In short, my life has been a fruitless attempt to escape facing up to the real work I need to do; facing up to my fears, that if I do the work, it might be crap. And the reason I am telling you this is because resistance is not just something to be grappled with by second-rate writers like me; everyone has it.
Resistance is your inner bitch. It is the evil force that stops you doing the hard jobs, stops you creating the unlived life which frightens your soul; stops you starting that business, stops you getting that degree, stops you taking that act of moral courage.
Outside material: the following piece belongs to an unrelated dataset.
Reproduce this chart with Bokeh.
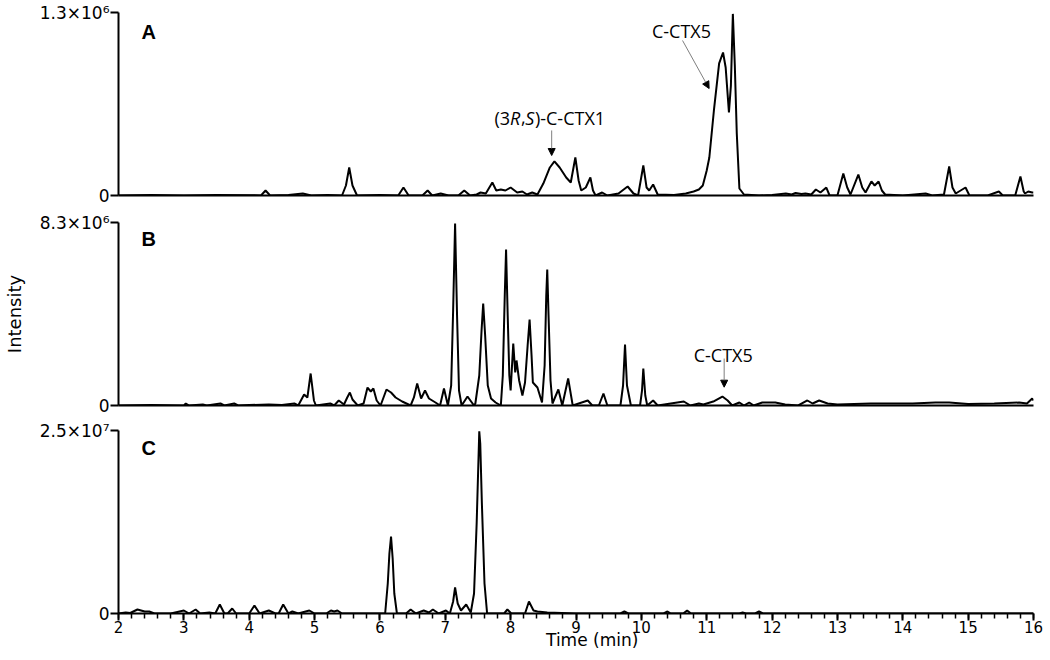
from bokeh.plotting import figure
from bokeh.layouts import column
from bokeh.models import (FixedTicker, SingleIntervalTicker, Label, Arrow,
                          NormalHead, Range1d)
from bokeh.embed import file_html
from bokeh.resources import INLINE

# ---------------- data ----------------
# Panel A
a_max = 1.3e6
a_tick_label = "1.3×10⁶"
a_time = [2.00, 2.5, 3.0, 3.5, 4.0, 4.18, 4.25, 4.32, 4.6, 4.82, 4.95, 5.2, 5.42, 5.48, 5.53, 5.58, 5.65,
          6.0, 6.28, 6.36, 6.44, 6.65, 6.73, 6.80, 6.93, 7.05, 7.20, 7.29, 7.38, 7.48, 7.54, 7.62, 7.72,
          7.78, 7.85, 7.92, 8.00, 8.10, 8.18, 8.25, 8.33, 8.41, 8.50, 8.60, 8.67, 8.75, 8.85, 8.92, 8.99,
          9.04, 9.08, 9.15, 9.22, 9.26, 9.30, 9.40, 9.48, 9.65, 9.79, 9.88, 9.95, 10.03, 10.08, 10.12,
          10.18, 10.25, 10.5, 10.68, 10.80, 10.88, 10.94, 11.00, 11.04, 11.11, 11.19, 11.25, 11.29,
          11.34, 11.37, 11.40, 11.43, 11.46, 11.50, 11.57, 11.8, 12.0, 12.21, 12.30, 12.36, 12.45,
          12.51, 12.60, 12.67, 12.74, 12.83, 12.88, 13.0, 13.09, 13.15, 13.20, 13.32, 13.38, 13.43,
          13.52, 13.57, 13.63, 13.68, 13.73, 14.0, 14.35, 14.45, 14.63, 14.71, 14.76, 14.81, 14.96,
          15.02, 15.3, 15.47, 15.53, 15.72, 15.80, 15.85, 15.87, 15.92, 15.98, 16.0]
a_int = [0, 3.6e3, 0, 3.6e3, 2.1e3, 0, 3.55e4, 0, 3.6e3, 1.42e4, 0, 3.6e3, 0, 7.1e4, 1.99e5, 7.1e4, 0,
         3.6e3, 0, 5.68e4, 0, 0, 3.55e4, 0, 1.42e4, 0, 0, 3.55e4, 0, 7.1e3, 2.13e4, 1.42e4, 9.24e4,
         3.55e4, 4.26e4, 3.55e4, 5.68e4, 2.13e4, 2.84e4, 7.1e3, 2.13e4, 7.1e3, 8.52e4, 1.99e5, 2.42e5,
         1.99e5, 1.279e5, 9.24e4, 2.70e5, 1.066e5, 3.55e4, 5.68e4, 1.279e5, 3.55e4, 0, 2.13e4, 0,
         1.42e4, 6.39e4, 1.42e4, 0, 2.13e5, 5.68e4, 3.55e4, 7.81e4, 7.1e3, 3.6e3, 1.42e4, 2.84e4,
         4.26e4, 7.1e4, 1.78e5, 2.70e5, 6.04e5, 9.38e5, 1.016e6, 9.09e5, 5.90e5, 7.81e5, 1.29e6,
         9.24e5, 4.40e5, 4.97e4, 7.1e3, 0, 3.6e3, 1.42e4, 7.1e3, 1.78e4, 1.07e4, 1.42e4, 7.1e3,
         4.26e4, 2.13e4, 5.68e4, 0, 0, 1.56e5, 5.68e4, 7.1e3, 1.49e5, 5.68e4, 2.13e4, 9.95e4, 7.1e4,
         9.95e4, 3.55e4, 7.1e3, 0, 1.42e4, 0, 7.1e3, 2.06e5, 5.68e4, 1.42e4, 5.68e4, 0, 0, 2.84e4, 0,
         0, 1.35e5, 2.84e4, 1.42e4, 2.84e4, 2.13e4, 2.13e4]

# Panel B
b_max = 8.3e6
b_tick_label = "8.3×10⁶"
b_time = [2.0, 2.5, 3.0, 3.03, 3.08, 3.29, 3.35, 3.56, 3.62, 3.77, 3.83, 4.0, 4.3, 4.5, 4.69, 4.75, 4.84,
          4.89, 4.94, 4.99, 5.02, 5.24, 5.30, 5.37, 5.45, 5.50, 5.54, 5.58, 5.66, 5.75, 5.81, 5.86, 5.90,
          5.95, 6.01, 6.10, 6.17, 6.24, 6.34, 6.47, 6.52, 6.57, 6.63, 6.69, 6.75, 6.85, 6.92, 6.98, 7.04,
          7.09, 7.12, 7.15, 7.18, 7.21, 7.25, 7.34, 7.44, 7.46, 7.52, 7.555, 7.58, 7.61, 7.65, 7.70, 7.77,
          7.85, 7.88, 7.91, 7.93, 7.955, 7.98, 8.00, 8.04, 8.07, 8.09, 8.13, 8.18, 8.22, 8.26, 8.29,
          8.32, 8.34, 8.41, 8.48, 8.52, 8.545, 8.56, 8.58, 8.61, 8.64, 8.73, 8.79, 8.88, 8.95, 9.18,
          9.25, 9.35, 9.42, 9.48, 9.68, 9.72, 9.75, 9.78, 9.84, 9.98, 10.01, 10.03, 10.06, 10.09, 10.18,
          10.25, 10.65, 10.75, 10.88, 10.95, 11.10, 11.24, 11.32, 11.39, 11.50, 11.57, 11.65, 11.72,
          11.85, 12.05, 12.20, 12.40, 12.54, 12.62, 12.72, 12.85, 13.00, 13.51, 14.15, 14.50, 14.71,
          15.0, 15.4, 15.78, 15.9, 15.98, 16.0]
b_int = [0, 2.27e4, 0, 9.07e4, 0, 4.54e4, 0, 9.07e4, 0, 9.07e4, 0, 2.27e4, 4.54e4, 2.27e4, 9.07e4, 0,
         4.99e5, 3.63e5, 1.451e6, 2.27e5, 0, 9.07e4, 0, 2.27e5, 4.54e4, 3.63e5, 5.90e5, 2.72e5, 0,
         9.07e4, 8.16e5, 6.35e5, 7.71e5, 2.27e5, 0, 7.26e5, 5.90e5, 3.63e5, 1.81e5, 0, 3.63e5, 9.98e5,
         3.17e5, 6.80e5, 3.17e5, 1.36e5, 0, 7.71e5, 0, 9.07e5, 4.309e6, 8.25e6, 4.082e6, 6.80e5, 0,
         4.08e5, 0, 9.07e4, 1.361e6, 3.40e6, 4.626e6, 3.175e6, 9.07e5, 3.17e5, 1.36e5, 0, 1.361e6,
         4.989e6, 7.075e6, 4.082e6, 1.361e6, 6.80e5, 2.812e6, 1.497e6, 2.041e6, 1.134e6, 4.54e5,
         1.043e6, 2.721e6, 3.901e6, 2.268e6, 1.043e6, 8.16e5, 1.36e5, 1.814e6, 4.989e6, 6.168e6,
         4.082e6, 1.134e6, 9.07e4, 7.26e5, 0, 1.225e6, 0, 2.27e5, 0, 0, 5.44e5, 0, 0, 9.07e5,
         2.767e6, 9.07e5, 0, 0, 6.80e5, 1.678e6, 4.54e5, 0, 2.27e5, 0, 1.81e5, 0, 9.07e4, 4.54e4,
         1.81e5, 4.08e5, 2.27e5, 0, 1.36e5, 0, 1.36e5, 0, 1.36e5, 1.36e5, 4.54e4, 0, 2.27e5, 9.07e4,
         2.27e5, 9.07e4, 4.54e4, 9.07e4, 9.07e4, 1.36e5, 1.36e5, 6.8e4, 9.07e4, 1.36e5, 9.07e4,
         3.17e5, 2.27e5]

# Panel C
c_max = 2.5e7
c_tick_label = "2.5×10⁷"
c_time = [2.0, 2.11, 2.18, 2.29, 2.40, 2.47, 2.55, 2.8, 3.0, 3.08, 3.18, 3.25, 3.39, 3.48, 3.55, 3.62,
          3.67, 3.74, 3.80, 4.0, 4.08, 4.16, 4.30, 4.40, 4.45, 4.52, 4.60, 4.66, 4.75, 4.92, 5.0, 5.18,
          5.25, 5.30, 5.35, 5.42, 6.08, 6.12, 6.145, 6.17, 6.195, 6.22, 6.26, 6.40, 6.47, 6.55, 6.67,
          6.75, 6.81, 6.90, 7.01, 7.07, 7.12, 7.15, 7.19, 7.24, 7.32, 7.39, 7.44, 7.48, 7.52, 7.535,
          7.56, 7.60, 7.64, 7.90, 7.95, 8.01, 8.22, 8.28, 8.35, 8.41, 8.56, 9.0, 9.68, 9.74, 9.80,
          10.34, 10.40, 10.45, 10.64, 10.70, 10.76, 11.50, 11.55, 11.60, 11.74, 11.80, 11.86, 16.0]
c_int = [0, 1.37e5, 6.8e4, 5.46e5, 2.73e5, 2.73e5, 0, 0, 4.10e5, 0, 5.46e5, 0, 1.37e5, 0, 1.230e6, 0,
         0, 6.83e5, 0, 0, 1.093e6, 0, 4.10e5, 0, 0, 1.230e6, 0, 2.73e5, 0, 4.10e5, 0, 0, 4.10e5,
         2.73e5, 4.10e5, 0, 0, 4.098e6, 8.197e6, 1.052e7, 7.514e6, 2.732e6, 0, 0, 5.46e5, 0, 4.10e5,
         1.37e5, 5.46e5, 0, 4.10e5, 0, 1.639e6, 3.552e6, 1.366e6, 4.10e5, 1.230e6, 1.37e5, 2.732e6,
         1.2295e7, 2.49e7, 2.322e7, 1.503e7, 4.098e6, 0, 0, 5.46e5, 0, 0, 1.639e6, 4.10e5, 2.73e5,
         1.37e5, 0, 0, 2.73e5, 0, 0, 2.73e5, 0, 0, 4.10e5, 0, 0, 1.37e5, 0, 0, 2.73e5, 0, 0]

x_label = "Time (min)"
y_label = "Intensity"

TICK_FONT = "DejaVu Sans"
LETTER_FONT = "Liberation Sans"
ANN_FONT = "Open Sans"


def make_panel(times, ints, ymax, ylabel, border_top, frame_h, border_bottom, bottom_axis):
    p = figure(frame_width=915, frame_height=frame_h, min_border_left=116, min_border_right=19,
               min_border_top=border_top, min_border_bottom=border_bottom,
               x_range=Range1d(2, 16), y_range=Range1d(0, ymax),
               output_backend="svg", toolbar_location=None)
    p.grid.visible = False
    p.outline_line_color = None
    p.background_fill_color = "white"
    p.border_fill_color = "white"
    p.line(times, ints, line_color="black", line_width=2)

    ya = p.yaxis[0]
    ya.ticker = FixedTicker(ticks=[0, ymax], minor_ticks=[])
    ya.major_label_overrides = {0: "0", ymax: ylabel}
    ya.axis_line_width = 2
    ya.major_tick_line_width = 2
    ya.major_tick_out = 8
    ya.major_tick_in = 0
    ya.major_label_standoff = 1
    ya.major_label_text_font = TICK_FONT
    ya.major_label_text_font_size = "17px"
    ya.major_label_text_color = "black"
    ya.axis_line_color = "black"

    xa = p.xaxis[0]
    xa.axis_line_width = 2
    xa.axis_line_color = "black"
    if bottom_axis:
        xa.ticker = SingleIntervalTicker(interval=1, num_minor_ticks=5)
        xa.major_tick_line_width = 2
        xa.minor_tick_line_width = 1.5
        xa.major_tick_out = 7
        xa.major_tick_in = 0
        xa.minor_tick_out = 5
        xa.minor_tick_in = 0
        xa.major_label_standoff = 0
        xa.major_label_text_font = TICK_FONT
        xa.major_label_text_font_size = "15px"
        xa.major_label_text_color = "black"
    else:
        xa.ticker = FixedTicker(ticks=[], minor_ticks=[])
        xa.major_tick_out = 0
        xa.major_tick_in = 0
        xa.minor_tick_out = 0
        xa.minor_tick_in = 0
    return p


pA = make_panel(a_time, a_int, a_max, a_tick_label, 12, 183, 14, False)
pB = make_panel(b_time, b_int, b_max, b_tick_label, 13, 183, 12, False)
pC = make_panel(c_time, c_int, c_max, c_tick_label, 13, 183, 47, True)

# axis titles
ya = pB.yaxis[0]
ya.axis_label = y_label
ya.axis_label_text_font = TICK_FONT
ya.axis_label_text_font_size = "18px"
ya.axis_label_text_font_style = "normal"
ya.axis_label_text_color = "black"
ya.axis_label_standoff = 12

xa = pC.xaxis[0]
# leading no-break spaces move the centred title right, as in the reference
xa.axis_label = "\u00a0" * 6 + x_label
xa.axis_label_text_font = TICK_FONT
xa.axis_label_text_font_size = "17px"
xa.axis_label_text_font_style = "normal"
xa.axis_label_text_color = "black"
xa.axis_label_standoff = -6


def letter(p, txt, y):
    p.add_layout(Label(x=2.35, y=y, text=txt, text_font=LETTER_FONT, text_font_style="bold",
                       text_font_size="20px", text_baseline="middle", text_align="left",
                       text_color="black"))


letter(pA, "A", 1.158e6)
letter(pB, "B", 7.55e6)
letter(pC, "C", 2.261e7)


def ann(p, x, y, txt, align="center", xoff=0, italic=False):
    p.add_layout(Label(x=x, y=y, x_offset=xoff, text=txt, text_font=ANN_FONT,
                       text_font_size="18px", text_align=align, text_baseline="alphabetic",
                       text_font_style="italic" if italic else "normal", text_color="black"))


# (3R,S)-C-CTX1 built from pieces so that R and S are italic
x0 = 7.753
ann(pA, x0, 5.54e5, "(3", "left", 0)
ann(pA, x0, 5.54e5, "R", "left", 15.6, True)
ann(pA, x0, 5.54e5, ",", "left", 26.4)
ann(pA, x0, 5.54e5, "S", "left", 30.8, True)
ann(pA, x0, 5.54e5, ")-C-CTX1", "left", 40.4)
ann(pA, 10.614, 1.172e6, "C-CTX5")
ann(pB, 11.253, 2.268e6, "C-CTX5")


def arrow(p, xs, ys, xe, ye):
    p.add_layout(Arrow(end=NormalHead(size=7, fill_color="black", line_color="black"),
                       x_start=xs, y_start=ys, x_end=xe, y_end=ye,
                       line_color="#7f7f7f", line_width=1))


arrow(pA, 8.628, 4.62e5, 8.628, 2.84e5)
arrow(pA, 10.63, 1.101e6, 11.037, 7.6e5)
arrow(pB, 11.267, 2.13e6, 11.267, 8.3e5)

layout = column(pA, pB, pC, spacing=0)
open("out.html", "w").write(file_html(layout, INLINE))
Whatever your higher self wants to be doing, the saboteur called resistance will try to kneecap. In order to overcome resistance you need to learn to face your deepest fears. In her book The Rise: Creativity, the Gift of Failure and the Search for Mastery, Sarah Lewis talks about learning to surrender, to "lean into pain". "When you surrender enough, you feel the heft of a situation or an environment and can better judge how to move with it."
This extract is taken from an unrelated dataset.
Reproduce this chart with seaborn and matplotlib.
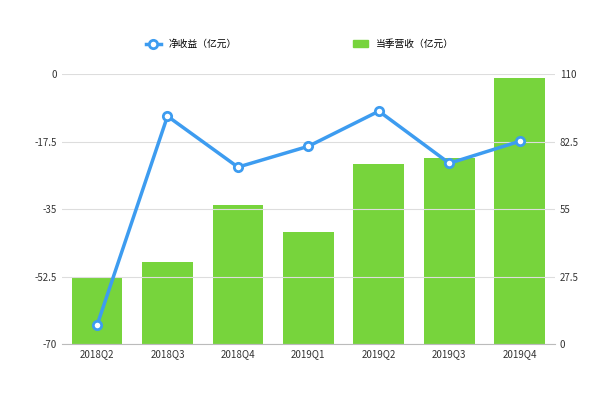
import matplotlib
matplotlib.use("Agg")
import matplotlib.pyplot as plt
import seaborn as sns
import pandas as pd
from matplotlib.lines import Line2D
from matplotlib.patches import Patch

plt.rcParams["font.family"] = ["Noto Sans CJK SC", "DejaVu Sans"]

quarters = ["2018Q2", "2018Q3", "2018Q4", "2019Q1", "2019Q2", "2019Q3", "2019Q4"]
revenue = [27.0, 33.4, 56.6, 45.6, 73.3, 75.8, 108.4]
net_income = [-65.1, -10.9, -24.1, -18.7, -9.6, -23.1, -17.4]
left_ticks = [0, -17.5, -35, -52.5, -70]
right_ticks = [0, 27.5, 55, 82.5, 110]

df = pd.DataFrame({"q": quarters, "rev": revenue, "ni": net_income})
green = "#77d43c"
blue = "#3d9cf0"

fig = plt.figure(figsize=(6, 4.05), dpi=100)
ax = fig.add_axes([0.103, 0.15, 0.822, 0.667])
ax2 = ax.twinx()

sns.barplot(data=df, x="q", y="rev", ax=ax2, color=green, width=0.72, saturation=1)
ax2.set_ylim(0, 110)
ax2.set_yticks(right_ticks)
ax2.set_yticklabels(["0", "27.5", "55", "82.5", "110"])

ax.set_ylim(-70, 0)
ax.set_yticks(left_ticks)
ax.set_yticklabels(["0", "-17.5", "-35", "-52.5", "-70"])
ax.grid(axis="y", color="#dddddd", lw=0.8)
ax.set_axisbelow(True)
ax2.set_zorder(0); ax.set_zorder(1); ax.patch.set_visible(False)
sns.lineplot(x=list(range(len(quarters))), y=net_income, ax=ax, color=blue, lw=2.5,
             marker="o", markersize=6, markerfacecolor="white", markeredgecolor=blue, markeredgewidth=2)
ax.set_xlim(-0.5, 6.5)
ax.set_xticks(range(len(quarters)))
ax.set_xticklabels(quarters)

for a in (ax, ax2):
    a.set_xlabel(""); a.set_ylabel("")
    for s in a.spines.values():
        s.set_visible(False)
    a.tick_params(length=0, labelsize=7, colors="#333333")
ax.spines["bottom"].set_visible(True)
ax.spines["bottom"].set_color("#bbbbbb")
ax2.grid(False)

handles = [Line2D([], [], color=blue, lw=2.5, marker="o", markerfacecolor="white", markeredgewidth=2, markersize=6),
           Patch(color=green)]
fig.legend(handles, ["净收益（亿元）", "当季营收（亿元）"], loc="upper center", bbox_to_anchor=(0.5, 0.925),
           ncol=2, frameon=False, fontsize=7, columnspacing=12, handlelength=1.5)
fig.savefig("out.png", dpi=100)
Lewis advises learning "strategic non-resistance" - trying to override your fearful response and learning how to relax, which enables you to see things clearly. This is basically overcoming a primitive survival mechanism - we seize up and tense in the face of a perceived threat. You are trying to get your body to do what thousands of years of conditioning has trained us not to do - to relax when we feel threatened. This is hard.
Then again, what made me think my life should be easy? Why should it? Everything else I thought I knew about life turns out not to be true. This week's lesson: being wild is actually dull. But that's okay. As Joseph Joubert said, those who never retract their opinions love themselves more than they love truth.